Next Word Prediction

Murtuza Attarwala
November 28 2014

Model Description

Next word prediction is the task of suggesting the most probable word a user will type next.
This model uses n-gram probability distribution to predict the next word.
Corpus is divided into train(70%) and test(30%). 10% random sample of the train corpus is used to build the model.
The train corpus is first cleaned and then tokenized into n-grams, with largest n used by the model being 4.
Kneser-Ney smoothing is used to reduce the data sparsity by adjusting the probability distribution of unseen sequences.
The idea of Kneser-Ney smoothing is to optimize the calculation of lower-order n-gram probabilities in case the higher-order n-gram was unseen in the corpus.
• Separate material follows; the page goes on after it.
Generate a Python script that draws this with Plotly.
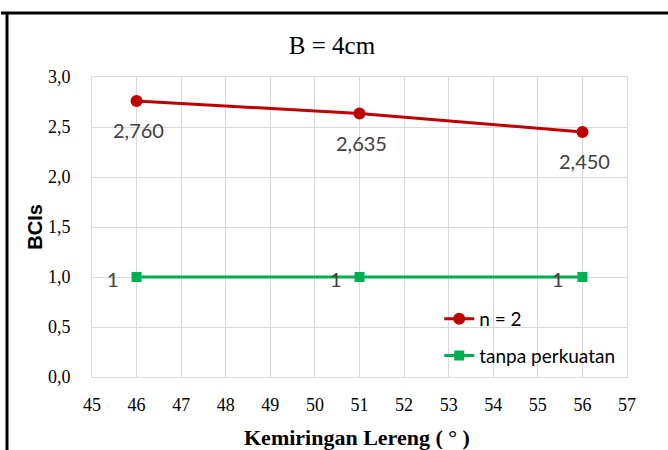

It is thereby a backoff smoothing algorithm.

Backoff Smoothing

Good-Turing Estimate is based on the assumption that the probability of unseen sequences can be estimated based on $N_{1}$ which is the number of n-grams that occured once in the Corpus.
Since the probability mass of unseen n-grams is now greater than 0, the probability mass of seen n-grams needs to be reduced to let the total probability sum to 1. This is achieved with

$\begin{aligned} p_r = \frac{\substack{r^*}} {\substack{N}} \end{aligned}$ where $\begin{aligned} r^* = (r+1) \frac{\substack{N_r+1}} {\substack{N_r}} \end{aligned}$

Here $N_r$ is the frequency of n-grams that were seen r times in the corpus and $r^*$ is the adjusted frequency r.

Backoff Smoothing Contd.

Church et. al empirically show that the discount $(r-r^*)$ applied at the Good-Turing estimate is generally constant for $r \geq 3$
Ney et. al estimate the discount value D based on the total number of n-grams occuring exactly once $(n_1)$ and twice $(n_2)$ $\begin{aligned} D = \frac{\substack{n_1}} {\substack{n_1 + 2n_2}} \end{aligned}$
Based on this $\begin{aligned} P_{absolutediscount}(w_i|w_{i-1}) = \frac{\substack{c(w_{i-1},w_i) - D}} {\substack{c(w_i-1)}} + \lambda{(w_{i-1})} P(w) \end{aligned}$
Kneser-Ney smoothing is a modified version of absolute discounting, where instead of the unigram probability P(w) we use $P_{continuation}(w)$
$P_{continuation}(w)$ gives ,“How likely is w to appear as a novel continuation”, and $\lambda$ is a nomalizing constant; the probability mass we have discounted

Prediction Accuracy

The test corpus(30% of the corpus) is used to verify the prediction accuracy of the model
The plot below shows the accuracy of the algorithm for different number of suggestions provided

plot of chunk ggplot

For a single suggestion the accuracy is about 13%

How to use the App

The app loads n-gram (n being 1-4) probability tables at startup, where each probability table has the n-gram and it's corresponding Kneser-Ney probability.
The algorithm accepts a string, and uses the last n-grams to predict the next word. The next word with highest KN probability is returned. When exact match is not found, algorithm backs off to $(n-1)^{th}$ gram.
User can also specify max. number of predictions that he/she wants from the algorithm, and they are returned sorted by their KN probability.